We've had a lot of calls recently that all ended up boiling down to the same question. "How many hours is that?", or "How long will it take at your hourly rate?". This is the pricing model like...80% of agencies work off of. We want to work differently. And I think it's worth explaining why, because it's not a gimmick. It's not us trying to be clever about packaging. It's that we genuinely think the standard models create problems that nobody benefits from.
Hourly billing sets up a weird dynamic from day one. Your shop is now incentivized to take longer. Not because they're bad people, not because they're padding invoices, but because the model itself rewards inefficiency. If a senior engineer solves your problem in two hours instead of ten, they just lost eight hours of billable time. Nobody's doing that math consciously, but the incentive is sitting right there under every decision.
On the client side, hourly turns every conversation into a negotiation. You start asking "is this really going to take that long?" and your dev team starts defending their estimates instead of focusing on building the right thing. And after a few rounds of that, the relationship starts to feel different. Less like a team, more like a vendor you're auditing.

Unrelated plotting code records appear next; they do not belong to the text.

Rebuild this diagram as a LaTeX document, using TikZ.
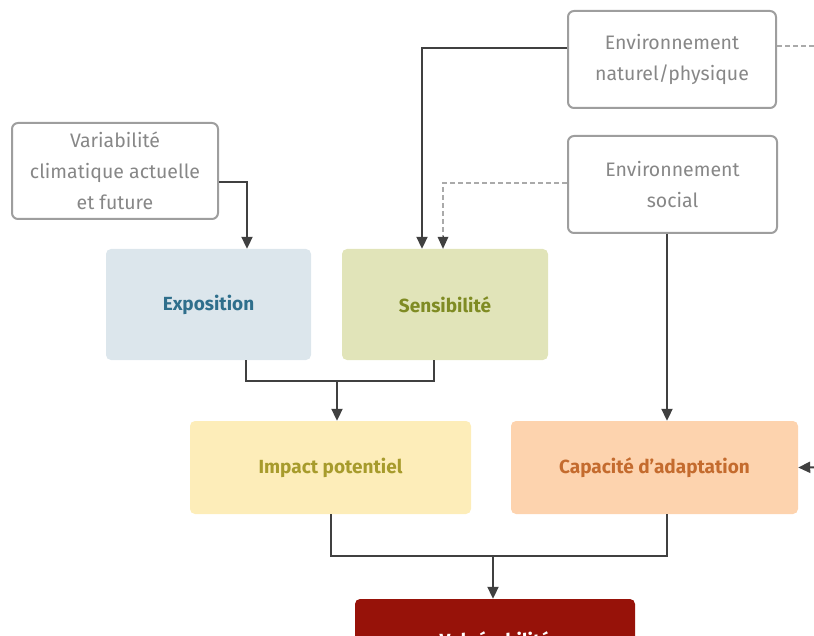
\documentclass[tikz,border=0pt]{standalone}
\usepackage{fontspec}
\setmainfont{Fira Sans}
\usetikzlibrary{arrows.meta,calc}
\definecolor{boxline}{HTML}{9E9E9E}
\definecolor{greytext}{HTML}{878787}
\definecolor{conn}{HTML}{404040}
\definecolor{dashc}{HTML}{AAAAAA}
\definecolor{expofill}{HTML}{DCE6EC}
\definecolor{expotext}{HTML}{2F6F8C}
\definecolor{sensfill}{HTML}{E1E4B9}
\definecolor{senstext}{HTML}{7F8B23}
\definecolor{impfill}{HTML}{FDEDB9}
\definecolor{imptext}{HTML}{A79B2C}
\definecolor{capfill}{HTML}{FDD3AE}
\definecolor{captext}{HTML}{C46B2E}
\definecolor{vulfill}{HTML}{971209}
\tikzset{
  greybox/.style={draw=boxline, line width=2pt, rounded corners=6pt, fill=white,
    text=greytext, align=center, font=\fontsize{19.5}{31}\selectfont, inner sep=0pt},
  colbox/.style={rounded corners=5pt, inner sep=0pt, align=center,
    font=\fontsize{19}{22}\selectfont\bfseries},
  conline/.style={draw=conn, line width=2pt},
  tip/.style={-{Triangle[length=12pt,width=11pt]}},
  dashline/.style={draw=dashc, line width=2pt, dash pattern=on 5pt off 3pt},
}
\begin{document}
\begin{tikzpicture}[x=1pt,y=-1pt]
\useasboundingbox (0,0) rectangle (814,636);
\clip (0,0) rectangle (814,636);
% grey boxes
\node[greybox, minimum width=208pt, minimum height=97pt] (envnat) at (672,59.5) {Environnement\\naturel/physique};
\node[greybox, minimum width=209pt, minimum height=97pt] (envsoc) at (672.5,184.5) {Environnement\\social};
\node[greybox, minimum width=206pt, minimum height=96pt] (var) at (115,171) {Variabilité\\climatique actuelle\\et future};
% coloured boxes
\node[colbox, fill=expofill, text=expotext, minimum width=205pt, minimum height=111pt] (expo) at (208.5,304.5) {Exposition};
\node[colbox, fill=sensfill, text=senstext, minimum width=206pt, minimum height=111pt] (sens) at (445,304.5) {Sensibilité};
\node[colbox, fill=impfill, text=imptext, minimum width=281pt, minimum height=93pt] (impact) at (330.5,467.5) {Impact potentiel};
\node[colbox, fill=capfill, text=captext, minimum width=287pt, minimum height=93pt] (cap) at (654.5,467.5) {Capacité d’adaptation};
\node[colbox, fill=vulfill, minimum width=280pt, minimum height=93pt] (vul) at (495,645.5) {};
\node[colbox, text=white, anchor=north] (vultext) at (495,631) {Vulnérabilité};
% junctions and outside ends
\coordinate (j1) at (337,381);
\coordinate (j2) at (493,556);
\coordinate (outA) at (830,46);
\coordinate (outB) at (830,467);
% connectors
\draw[conline, tip] (envnat.west |- 0,48) -| (sens.north -| 422,0);
\draw[dashline] (envsoc.west |- 0,183) -| ($(sens.north -| 443,0)+(0,-11)$);
\draw[conn, line width=0pt, fill=conn, tip] ($(sens.north -| 443,0)+(0,-12)$) -- (sens.north -| 443,0);
\draw[conline, tip] (var.east |- 0,182) -| (expo.north -| 247,0);
\draw[conline, tip] (envsoc.south -| 667,0) -- (cap.north -| 667,0);
\draw[conline] (expo.south -| 246,0) |- (j1) -| (sens.south -| 434,0);
\draw[conline, tip] (j1) -- (impact.north -| j1);
\draw[conline] (impact.south -| 331,0) |- (j2) -| (cap.south -| 667,0);
\draw[conline, tip] (j2) -- (vul.north -| j2);
\draw[dashline] (envnat.east |- 0,46) -- (outA);
\draw[conline, tip] (outB) -- (cap.east);
\end{tikzpicture}
\end{document}
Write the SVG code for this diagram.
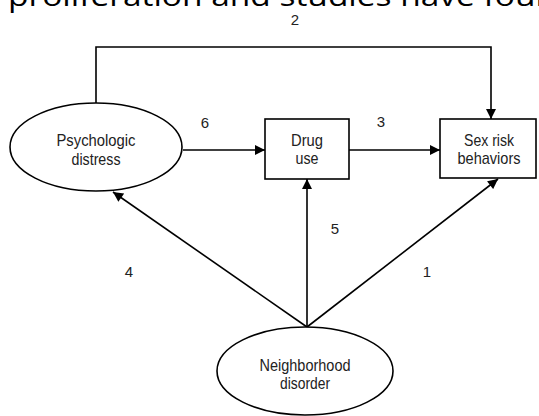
<svg xmlns="http://www.w3.org/2000/svg" width="539" height="416" viewBox="0 0 539 416">
<defs>
<marker id="ah" viewBox="0 0 10 10" refX="10" refY="5" markerWidth="11" markerHeight="10" markerUnits="userSpaceOnUse" orient="auto">
<path d="M0,0 L10,5 L0,10 z" fill="#000"/>
</marker>
<style>
.node{fill:#fff;stroke:#000;stroke-width:1.6}
.lbl{font-family:"Liberation Sans",Arial,sans-serif;font-size:17px;fill:#222;text-anchor:middle}
.num{font-family:"Liberation Sans",Arial,sans-serif;font-size:15px;fill:#222;text-anchor:middle}
.edge{fill:none;stroke:#000;stroke-width:1.6;marker-end:url(#ah)}
</style>
</defs>
<rect width="539" height="416" fill="#fff"/>
<text x="8" y="6" font-family="'Open Sans',sans-serif" font-size="28" fill="#000" textLength="548" lengthAdjust="spacingAndGlyphs">proliferation and studies have foun</text>
<g id="connectors">
<path class="edge" d="M96,103 V47 H491 V119"/>
<path class="edge" d="M183,150 H265"/>
<path class="edge" d="M349,150 H440"/>
<path class="edge" d="M307,327 L113,192"/>
<path class="edge" d="M307,327 V179"/>
<path class="edge" d="M307,327 L498,179"/>
<text class="num" x="295" y="25">2</text>
<text class="num" x="205" y="128">6</text>
<text class="num" x="381" y="127">3</text>
<text class="num" x="129" y="277">4</text>
<text class="num" x="335" y="234">5</text>
<text class="num" x="427" y="277">1</text>
</g>
<g id="psych">
<ellipse class="node" cx="96" cy="147" rx="86" ry="44"/>
<text class="lbl" x="96" y="146" textLength="79" lengthAdjust="spacingAndGlyphs">Psychologic</text>
<text class="lbl" x="96" y="165" textLength="49" lengthAdjust="spacingAndGlyphs">distress</text>
</g>
<g id="drug">
<rect class="node" x="265" y="119" width="84" height="60"/>
<text class="lbl" x="307" y="146" textLength="32" lengthAdjust="spacingAndGlyphs">Drug</text>
<text class="lbl" x="307" y="164" textLength="23" lengthAdjust="spacingAndGlyphs">use</text>
</g>
<g id="sex">
<rect class="node" x="440" y="119" width="96" height="59"/>
<text class="lbl" x="489" y="146" textLength="50" lengthAdjust="spacingAndGlyphs">Sex risk</text>
<text class="lbl" x="489" y="164" textLength="63" lengthAdjust="spacingAndGlyphs">behaviors</text>
</g>
<g id="neigh">
<ellipse class="node" cx="305" cy="371" rx="88" ry="44"/>
<text class="lbl" x="305" y="371" textLength="91" lengthAdjust="spacingAndGlyphs">Neighborhood</text>
<text class="lbl" x="305" y="389" textLength="50" lengthAdjust="spacingAndGlyphs">disorder</text>
</g>
</svg>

Fixed-bid sounds like it solves this. You know exactly what you're paying, the scope is defined, everyone agrees up front. Except it doesn't work either, because software doesn't work that way. The scope always changes. It should change, because you learn things once you start building that you couldn't have known during the proposal phase. Under a fixed-bid contract, every scope change becomes a change order, which means another negotiation, which means you're right back to that adversarial dynamic where the shop is protecting their margin and you're wondering if you're getting squeezed.
And here's the thing nobody talks about. If we come in under budget on a fixed-bid, we're incentivized to charge you the full amount anyway. We scoped it, you agreed to it, and we'd lose money for being efficient. If we go long because the problem turned out to be harder than we thought, we eat that cost, which means we start cutting corners to stay profitable. Neither outcome is good for you, and honestly, neither one is good for us either. We see this constantly when teams underestimate what software projects actually cost.
So what do we do instead?
We work on a fixed monthly engagement. A predictable number that doesn't change based on how many hours we logged on Tuesday. We define the outcomes we're working toward each month, we ship against those outcomes, and we move forward together. We talk more about how that's structured, but the short version is: you know what you're paying, and we know what we're building toward.
If we're efficient and knock out a feature in half the time we expected, we don't sit on our hands for the rest of the sprint. We pull the next thing forward. You get more value for the same monthly investment, and we get to keep building without watching the clock.
If something takes longer because it should, because we found a better approach, because your users are telling us something we didn't expect, we have room to do it right instead of shipping something half-baked to stay under budget.
I'm not going to pretend this model is perfect. It requires trust on both sides, and that trust has to be earned. We've had engagements that started fixed-fee, shipped something real, and then moved into a more flexible arrangement because both sides had proven themselves. That evolution is kind of the point. The pricing model should grow with the relationship, not constrain it. At its best it starts to feel less like a vendor arrangement and more like we're just part of your team.
What I can tell you is that the monthly model is where I actually like working with my clients. We're not tracking hours against each other, we're not fighting over change orders, we're just...building the thing. And that's the whole reason House of Giants exists.